Now I can't say that I have any shapefiles lying around without 7-bit ASCII names, so it wouldn't surprise me if there are errors in this area. I'll try and take a look at this, however I'm fairly short on time this week.
comment:5 by , 13 years ago
To clarify, there are two separate bugs in the regression test:
- selecting the string doesn't set the encoding, so e.g. if the native encoding is ISO8859-1, the ISO8859-1-encoded version of that address doesn't mach the UTF-8 version. This is easy to fix as above.
- If the database is SQL_ASCII, then 35 bytes that are the UTF-8 version of a 32-character address doesn't fit in a varchar(32).

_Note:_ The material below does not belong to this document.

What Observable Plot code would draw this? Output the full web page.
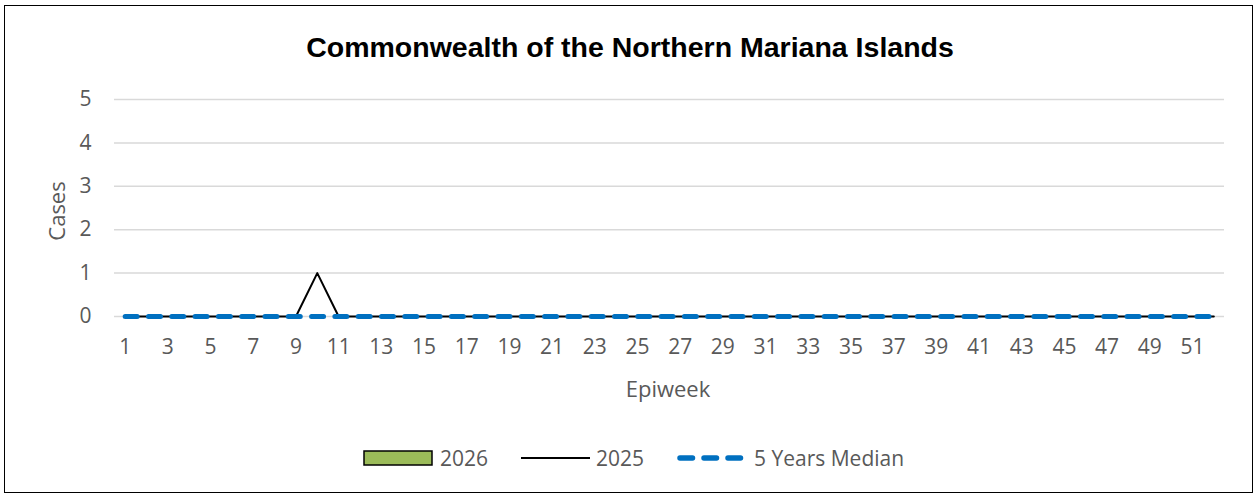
<!DOCTYPE html>
<html>
<head>
<meta charset="utf-8">
<script src="https://cdn.jsdelivr.net/npm/d3@7"></script>
<script src="https://cdn.jsdelivr.net/npm/@observablehq/plot@0.6"></script>
<style>
  html, body { margin: 0; padding: 0; background: #fff; }
  body { width: 1255px; height: 496px; position: relative; overflow: hidden; font-family: "Open Sans", sans-serif; }
  #frame { position: absolute; left: 4px; top: 5px; width: 1249px; height: 488px; border: 1.5px solid #000; box-sizing: border-box; }
  #chart { position: absolute; left: 0; top: 0; }
  .txt { position: absolute; white-space: nowrap; line-height: 1; transform: translate(-50%, -50%); }
  #title { left: 630px; top: 47px; font-family: "Liberation Sans", Arial, sans-serif; font-weight: bold; font-size: 28.5px; color: #000; }
  #xlabel { left: 668px; top: 388px; font-size: 22px; color: #595959; }
  #ylabel { left: 56px; top: 211px; font-size: 22px; color: #595959; transform: translate(-50%, -50%) rotate(-90deg); }
  #legend { position: absolute; left: 0; top: 0; width: 1255px; height: 496px; pointer-events: none; }
  .leg { position: absolute; top: 458px; transform: translateY(-50%); font-size: 21px; color: #595959; line-height: 1; white-space: nowrap; }
</style>
</head>
<body>
<div id="frame"></div>
<div id="chart"></div>
<div id="title" class="txt">Commonwealth of the Northern Mariana Islands</div>
<div id="xlabel" class="txt">Epiweek</div>
<div id="ylabel" class="txt">Cases</div>
<div id="legend"></div>
<script>
// ---- Data ----
const weeks = [1,2,3,4,5,6,7,8,9,10,11,12,13,14,15,16,17,18,19,20,21,22,23,24,25,26,27,28,29,30,31,32,33,34,35,36,37,38,39,40,41,42,43,44,45,46,47,48,49,50,51,52];
const cases2025 = [0,0,0,0,0,0,0,0,0,1,0,0,0,0,0,0,0,0,0,0,0,0,0,0,0,0,0,0,0,0,0,0,0,0,0,0,0,0,0,0,0,0,0,0,0,0,0,0,0,0,0,0];
const median5y = [0,0,0,0,0,0,0,0,0,0,0,0,0,0,0,0,0,0,0,0,0,0,0,0,0,0,0,0,0,0,0,0,0,0,0,0,0,0,0,0,0,0,0,0,0,0,0,0,0,0,0,0];
const weeks2026 = [1,2,3,4,5];
const cases2026 = [0,0,0,0,0];
const xTickLabels = [1,3,5,7,9,11,13,15,17,19,21,23,25,27,29,31,33,35,37,39,41,43,45,47,49,51];
const yTicks = [0,1,2,3,4,5];
const seriesNames = ["2026", "2025", "5 Years Median"];
const seriesColors = { "2026": "#9BBB59", "2025": "#000000", "5 Years Median": "#0070C0" };

// ---- Tables ----
const data2025 = weeks.map((w, i) => ({ week: w, value: cases2025[i] }));
const dataMedian = weeks.map((w, i) => ({ week: w, value: median5y[i] }));
const data2026 = weeks2026.map((w, i) => ({ week: w, value: cases2026[i] }));

const tickFont = "21px";

const chart = Plot.plot({
  width: 1255,
  height: 496,
  marginTop: 99,
  marginBottom: 180,
  marginLeft: 114,
  marginRight: 31,
  style: { fontFamily: '"Open Sans", sans-serif', fontSize: tickFont, color: "#595959", background: "transparent", overflow: "visible" },
  x: { type: "linear", domain: [weeks[0] - 0.5, weeks[weeks.length - 1] + 0.5], label: null },
  y: { domain: [0, 5], label: null },
  marks: [
    Plot.gridY(yTicks, { stroke: "#d9d9d9", strokeOpacity: 1, strokeWidth: 1.5 }),
    Plot.rectY(data2026, { x1: d => d.week - 0.35, x2: d => d.week + 0.35, y: "value", fill: seriesColors["2026"], stroke: "#000" }),
    Plot.lineY(data2025, { x: "week", y: "value", stroke: seriesColors["2025"], strokeWidth: 2 }),
    Plot.lineY(dataMedian, { x: "week", y: "value", stroke: seriesColors["5 Years Median"], strokeWidth: 5, strokeDasharray: "12 11.3", strokeLinecap: "round" }),
    Plot.axisX({ ticks: xTickLabels, tickFormat: "d", tickSize: 0, tickPadding: 23, fontSize: tickFont, fill: "#595959", label: null }),
    Plot.axisY({ ticks: yTicks, tickFormat: "d", tickSize: 0, tickPadding: 23, fontSize: tickFont, fill: "#595959", label: null })
  ]
});
document.getElementById("chart").appendChild(chart);

// ---- Legend ----
const legend = document.getElementById("legend");
const items = [
  { name: seriesNames[0], swatchLeft: 363, textLeft: 440, svg: `<svg width="70" height="18"><rect x="1" y="2" width="68" height="14" fill="${seriesColors["2026"]}" stroke="#000" stroke-width="1.5"/></svg>` },
  { name: seriesNames[1], swatchLeft: 521, textLeft: 596, svg: `<svg width="70" height="18"><line x1="0" y1="9" x2="69" y2="9" stroke="${seriesColors["2025"]}" stroke-width="2"/></svg>` },
  { name: seriesNames[2], swatchLeft: 674, textLeft: 754, svg: `<svg width="72" height="18"><line x1="6" y1="9" x2="67" y2="9" stroke="${seriesColors["5 Years Median"]}" stroke-width="5.5" stroke-dasharray="12.5 11.5" stroke-linecap="round"/></svg>` }
];
for (const it of items) {
  const sw = document.createElement("div");
  sw.className = "leg";
  sw.style.left = it.swatchLeft + "px";
  sw.innerHTML = it.svg;
  sw.style.lineHeight = "0";
  legend.appendChild(sw);
  const t = document.createElement("div");
  t.className = "leg";
  t.style.left = it.textLeft + "px";
  t.textContent = it.name;
  legend.appendChild(t);
}
</script>
</body>
</html>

The fix is either to use a shorter string, or a longer varchar, or to explicitly create the regression database with a particular encoding.
comment:6 by , 13 years ago
Creating the DB with a known encoding seems good to me. We really need to be more in control of the environment our testsuite runs in, as much as I'd like to create a whole cluster to enforce such control.
@gdt: the DB creation code is in regress/run_test, if you want to come up with a patch. Make sure it works from 8.4 to 9.2
comment:7 by , 13 years ago
comment:8 by , 13 years ago
Summary: | loader/Latin1 regression failure (NetBSD, postgresql 8.4.10) → loader/Latin1 regression failure with database SQL_ASCII encoding |
---|
With the following, the loader/Latin1 test passes even when pgsql was initialized with no locale and hence is SQL_ASCII. Note that I've chosen to set the encoding to ISO8859-1 instead of UTF-8, to force showing the translation on load and query works too.
(Of course, the commented-out —locale line is not needed; that fails on my system and I'm not sure why — it's left as something to try.)
Index: regress/run_test =================================================================== --- regress/run_test (revision 8924) +++ regress/run_test (working copy) @@ -559,7 +559,8 @@ # ON_ERROR_STOP is used by psql to return non-0 on an error _psql_opts="--no-psqlrc --variable ON_ERROR_STOP=true" - createdb --template=template0 --lc-collate="C" "${DB}" > ${TMPDIR}/regress_log + # --locale en_US.UTF-8 + createdb --encoding=ISO8859-1 --template=template0 --lc-collate="C" "${DB}" > ${TMPDIR}/regress_log createlang plpgsql "${DB}" >> ${TMPDIR}/regress_log # Count database objects before installing anything Index: regress/loader/Latin1.select.sql =================================================================== --- regress/loader/Latin1.select.sql (revision 8924) +++ regress/loader/Latin1.select.sql (working copy) @@ -1 +1,2 @@ +SET CLIENT_ENCODING to UTF8; SELECT * FROM loadedshp;
comment:9 by , 13 years ago
I believe the —locale line fails on my system because LC_COLLATE is not implemented well enough to satisfy postgresql. But just setting the encoding is enough for the test, because it's just about encoding round trips and no actual locale processing is needed.
comment:10 by , 13 years ago
Does forcing the encoding to UTF-8 work just as well? I don't want to test against ISO8859-1 when that's not a best practice, we prefer everyone to use UTF-8 encodings.
comment:11 by , 13 years ago
Yes, forcing to UTF-8 works too (with the set client encoding in the select). Clean patch:
Index: regress/run_test =================================================================== --- regress/run_test (revision 9084) +++ regress/run_test (working copy) @@ -559,7 +559,7 @@ # ON_ERROR_STOP is used by psql to return non-0 on an error _psql_opts="--no-psqlrc --variable ON_ERROR_STOP=true" - createdb --template=template0 --lc-collate="C" "${DB}" > ${TMPDIR}/regress_log + createdb --encoding=UTF-8 --template=template0 --lc-collate="C" "${DB}" > ${TMPDIR}/regress_log createlang plpgsql "${DB}" >> ${TMPDIR}/regress_log # Count database objects before installing anything Index: regress/loader/Latin1.select.sql =================================================================== --- regress/loader/Latin1.select.sql (revision 9084) +++ regress/loader/Latin1.select.sql (working copy) @@ -1 +1,2 @@ +SET CLIENT_ENCODING to UTF8; SELECT * FROM loadedshp;
Editing the loader.out and re-running, I find that with the column declared as varchar(35) the insert works, and as varchar(34) it errors. So this seems to be a postgresql issue (as compiled, i18n is hard it seems), not a postgis issue, and I'm looking into it there.